AVAILABLE DATA —
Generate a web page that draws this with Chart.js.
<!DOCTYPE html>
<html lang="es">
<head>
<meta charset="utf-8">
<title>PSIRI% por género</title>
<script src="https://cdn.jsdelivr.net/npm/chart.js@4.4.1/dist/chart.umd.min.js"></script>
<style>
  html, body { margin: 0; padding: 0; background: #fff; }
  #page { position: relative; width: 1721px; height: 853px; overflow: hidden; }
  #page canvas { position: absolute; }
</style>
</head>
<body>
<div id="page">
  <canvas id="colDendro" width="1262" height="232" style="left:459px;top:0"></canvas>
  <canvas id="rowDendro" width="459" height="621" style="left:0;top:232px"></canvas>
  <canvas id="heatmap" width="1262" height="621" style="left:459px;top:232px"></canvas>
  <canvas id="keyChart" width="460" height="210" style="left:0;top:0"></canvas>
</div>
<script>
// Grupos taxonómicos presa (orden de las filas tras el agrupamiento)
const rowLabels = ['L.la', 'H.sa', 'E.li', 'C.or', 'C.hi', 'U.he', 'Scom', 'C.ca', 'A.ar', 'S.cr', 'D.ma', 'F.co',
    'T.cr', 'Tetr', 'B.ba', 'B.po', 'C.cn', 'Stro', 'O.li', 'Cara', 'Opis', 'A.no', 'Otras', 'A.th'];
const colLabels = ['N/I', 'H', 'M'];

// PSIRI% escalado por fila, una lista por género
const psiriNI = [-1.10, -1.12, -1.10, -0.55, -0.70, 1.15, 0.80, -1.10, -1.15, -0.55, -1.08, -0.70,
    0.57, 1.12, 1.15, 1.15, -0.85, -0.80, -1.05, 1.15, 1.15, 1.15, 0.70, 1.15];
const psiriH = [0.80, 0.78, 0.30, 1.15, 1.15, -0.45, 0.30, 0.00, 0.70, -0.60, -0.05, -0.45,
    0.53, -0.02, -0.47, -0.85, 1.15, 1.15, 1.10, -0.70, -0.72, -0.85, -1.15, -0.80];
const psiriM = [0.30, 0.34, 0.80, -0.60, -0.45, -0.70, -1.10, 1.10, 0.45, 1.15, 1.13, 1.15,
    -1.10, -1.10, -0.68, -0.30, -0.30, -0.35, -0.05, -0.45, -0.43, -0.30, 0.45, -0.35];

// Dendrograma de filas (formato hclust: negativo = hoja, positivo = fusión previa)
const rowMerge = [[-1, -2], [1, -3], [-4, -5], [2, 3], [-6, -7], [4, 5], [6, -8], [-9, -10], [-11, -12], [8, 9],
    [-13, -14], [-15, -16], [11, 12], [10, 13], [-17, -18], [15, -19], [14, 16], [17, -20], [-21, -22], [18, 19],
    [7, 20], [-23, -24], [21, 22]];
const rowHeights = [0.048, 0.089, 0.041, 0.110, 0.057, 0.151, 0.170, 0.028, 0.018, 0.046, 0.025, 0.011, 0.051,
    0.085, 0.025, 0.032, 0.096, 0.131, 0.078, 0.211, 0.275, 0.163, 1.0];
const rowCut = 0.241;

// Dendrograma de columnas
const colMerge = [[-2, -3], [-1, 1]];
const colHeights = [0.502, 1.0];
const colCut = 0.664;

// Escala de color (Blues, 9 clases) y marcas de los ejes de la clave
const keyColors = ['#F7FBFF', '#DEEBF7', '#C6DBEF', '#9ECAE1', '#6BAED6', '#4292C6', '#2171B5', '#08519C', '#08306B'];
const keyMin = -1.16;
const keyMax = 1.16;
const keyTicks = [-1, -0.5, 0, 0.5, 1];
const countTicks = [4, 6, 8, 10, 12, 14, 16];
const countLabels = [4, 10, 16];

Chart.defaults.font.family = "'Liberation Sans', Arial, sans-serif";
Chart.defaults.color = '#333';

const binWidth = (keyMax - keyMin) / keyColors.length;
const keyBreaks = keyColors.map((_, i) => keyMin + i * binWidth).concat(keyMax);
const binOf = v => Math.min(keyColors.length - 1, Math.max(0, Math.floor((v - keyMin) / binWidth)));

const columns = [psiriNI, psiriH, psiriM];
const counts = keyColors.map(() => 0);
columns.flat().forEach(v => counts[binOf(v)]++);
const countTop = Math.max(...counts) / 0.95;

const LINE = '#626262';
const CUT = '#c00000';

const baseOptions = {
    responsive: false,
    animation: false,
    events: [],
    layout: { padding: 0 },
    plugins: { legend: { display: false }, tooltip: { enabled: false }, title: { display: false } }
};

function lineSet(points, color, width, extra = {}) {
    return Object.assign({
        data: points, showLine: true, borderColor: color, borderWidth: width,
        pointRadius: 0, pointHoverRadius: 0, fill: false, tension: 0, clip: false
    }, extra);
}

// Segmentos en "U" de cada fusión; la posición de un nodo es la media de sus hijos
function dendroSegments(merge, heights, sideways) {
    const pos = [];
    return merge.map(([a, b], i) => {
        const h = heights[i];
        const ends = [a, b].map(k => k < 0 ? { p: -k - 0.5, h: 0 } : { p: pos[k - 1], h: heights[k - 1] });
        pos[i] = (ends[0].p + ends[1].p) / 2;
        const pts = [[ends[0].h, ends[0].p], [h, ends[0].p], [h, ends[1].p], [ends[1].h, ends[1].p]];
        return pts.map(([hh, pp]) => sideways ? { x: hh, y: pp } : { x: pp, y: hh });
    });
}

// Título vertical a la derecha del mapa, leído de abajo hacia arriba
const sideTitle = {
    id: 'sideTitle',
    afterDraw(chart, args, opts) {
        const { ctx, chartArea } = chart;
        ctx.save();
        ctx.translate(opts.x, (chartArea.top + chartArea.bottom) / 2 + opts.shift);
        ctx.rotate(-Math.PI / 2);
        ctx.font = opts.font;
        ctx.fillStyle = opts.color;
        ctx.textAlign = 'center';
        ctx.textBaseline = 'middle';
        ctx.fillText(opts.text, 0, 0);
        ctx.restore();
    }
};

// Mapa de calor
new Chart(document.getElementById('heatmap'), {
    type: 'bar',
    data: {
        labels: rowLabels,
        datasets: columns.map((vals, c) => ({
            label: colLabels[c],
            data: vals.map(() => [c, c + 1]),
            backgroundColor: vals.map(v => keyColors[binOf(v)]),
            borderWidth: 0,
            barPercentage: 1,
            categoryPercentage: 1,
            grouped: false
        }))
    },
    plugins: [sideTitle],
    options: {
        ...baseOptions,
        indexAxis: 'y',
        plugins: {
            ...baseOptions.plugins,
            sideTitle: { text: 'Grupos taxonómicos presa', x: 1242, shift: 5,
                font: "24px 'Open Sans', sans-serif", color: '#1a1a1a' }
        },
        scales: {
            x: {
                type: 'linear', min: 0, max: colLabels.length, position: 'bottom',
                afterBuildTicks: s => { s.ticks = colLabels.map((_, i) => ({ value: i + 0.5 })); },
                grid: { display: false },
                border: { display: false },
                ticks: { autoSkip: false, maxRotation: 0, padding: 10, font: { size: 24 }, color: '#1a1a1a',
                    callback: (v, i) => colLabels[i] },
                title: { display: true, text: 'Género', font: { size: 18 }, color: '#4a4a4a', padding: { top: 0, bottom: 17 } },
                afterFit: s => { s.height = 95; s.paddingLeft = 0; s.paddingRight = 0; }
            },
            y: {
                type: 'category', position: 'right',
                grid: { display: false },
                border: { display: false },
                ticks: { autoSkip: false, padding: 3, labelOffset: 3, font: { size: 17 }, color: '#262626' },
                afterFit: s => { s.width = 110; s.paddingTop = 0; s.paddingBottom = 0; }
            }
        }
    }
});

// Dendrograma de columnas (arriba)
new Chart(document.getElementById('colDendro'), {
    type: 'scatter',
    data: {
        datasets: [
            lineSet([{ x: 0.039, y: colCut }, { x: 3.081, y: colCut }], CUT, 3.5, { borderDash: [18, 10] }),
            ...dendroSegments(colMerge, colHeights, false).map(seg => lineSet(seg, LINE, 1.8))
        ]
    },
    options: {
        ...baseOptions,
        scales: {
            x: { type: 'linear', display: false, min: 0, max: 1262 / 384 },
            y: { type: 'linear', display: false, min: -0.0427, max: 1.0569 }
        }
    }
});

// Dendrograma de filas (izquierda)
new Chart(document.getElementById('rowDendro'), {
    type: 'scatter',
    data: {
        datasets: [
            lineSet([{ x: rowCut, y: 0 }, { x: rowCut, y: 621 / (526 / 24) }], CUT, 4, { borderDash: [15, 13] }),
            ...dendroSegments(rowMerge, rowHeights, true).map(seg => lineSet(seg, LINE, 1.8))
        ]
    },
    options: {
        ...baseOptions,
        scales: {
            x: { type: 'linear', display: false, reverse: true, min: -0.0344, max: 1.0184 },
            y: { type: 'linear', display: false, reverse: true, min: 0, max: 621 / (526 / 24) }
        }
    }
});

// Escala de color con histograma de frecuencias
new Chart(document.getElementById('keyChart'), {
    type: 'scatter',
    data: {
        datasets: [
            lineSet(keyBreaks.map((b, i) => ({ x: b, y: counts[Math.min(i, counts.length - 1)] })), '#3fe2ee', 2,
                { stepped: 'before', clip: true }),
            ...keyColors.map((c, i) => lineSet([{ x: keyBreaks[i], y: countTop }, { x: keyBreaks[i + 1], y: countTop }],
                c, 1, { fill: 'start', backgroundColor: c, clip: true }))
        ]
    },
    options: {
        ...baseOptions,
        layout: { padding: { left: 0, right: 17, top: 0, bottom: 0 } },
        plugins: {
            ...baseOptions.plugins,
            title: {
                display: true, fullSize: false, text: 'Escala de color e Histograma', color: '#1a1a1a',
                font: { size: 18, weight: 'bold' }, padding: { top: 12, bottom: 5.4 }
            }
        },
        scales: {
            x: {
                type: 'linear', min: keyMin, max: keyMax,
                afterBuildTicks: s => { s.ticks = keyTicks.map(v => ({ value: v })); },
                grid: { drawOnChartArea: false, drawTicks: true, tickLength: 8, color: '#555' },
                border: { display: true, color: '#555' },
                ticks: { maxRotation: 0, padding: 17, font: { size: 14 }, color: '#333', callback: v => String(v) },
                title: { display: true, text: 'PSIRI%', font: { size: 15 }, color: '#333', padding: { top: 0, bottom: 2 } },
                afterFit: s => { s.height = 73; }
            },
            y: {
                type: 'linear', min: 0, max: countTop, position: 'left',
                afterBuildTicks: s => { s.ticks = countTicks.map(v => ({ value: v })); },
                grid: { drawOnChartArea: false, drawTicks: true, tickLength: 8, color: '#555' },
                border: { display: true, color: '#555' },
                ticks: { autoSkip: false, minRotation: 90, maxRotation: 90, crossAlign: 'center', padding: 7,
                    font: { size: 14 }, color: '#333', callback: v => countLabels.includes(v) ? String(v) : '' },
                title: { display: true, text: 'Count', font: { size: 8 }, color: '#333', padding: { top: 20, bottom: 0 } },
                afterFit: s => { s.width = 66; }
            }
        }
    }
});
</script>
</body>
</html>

BRIEF — Gather up every line in the data above that contains the word "page", copying each one.

FULL RESPONSE —
Generate a web page that draws this with Chart.js.
  #page { position: relative; width: 1721px; height: 853px; overflow: hidden; }
  #page canvas { position: absolute; }
<div id="page">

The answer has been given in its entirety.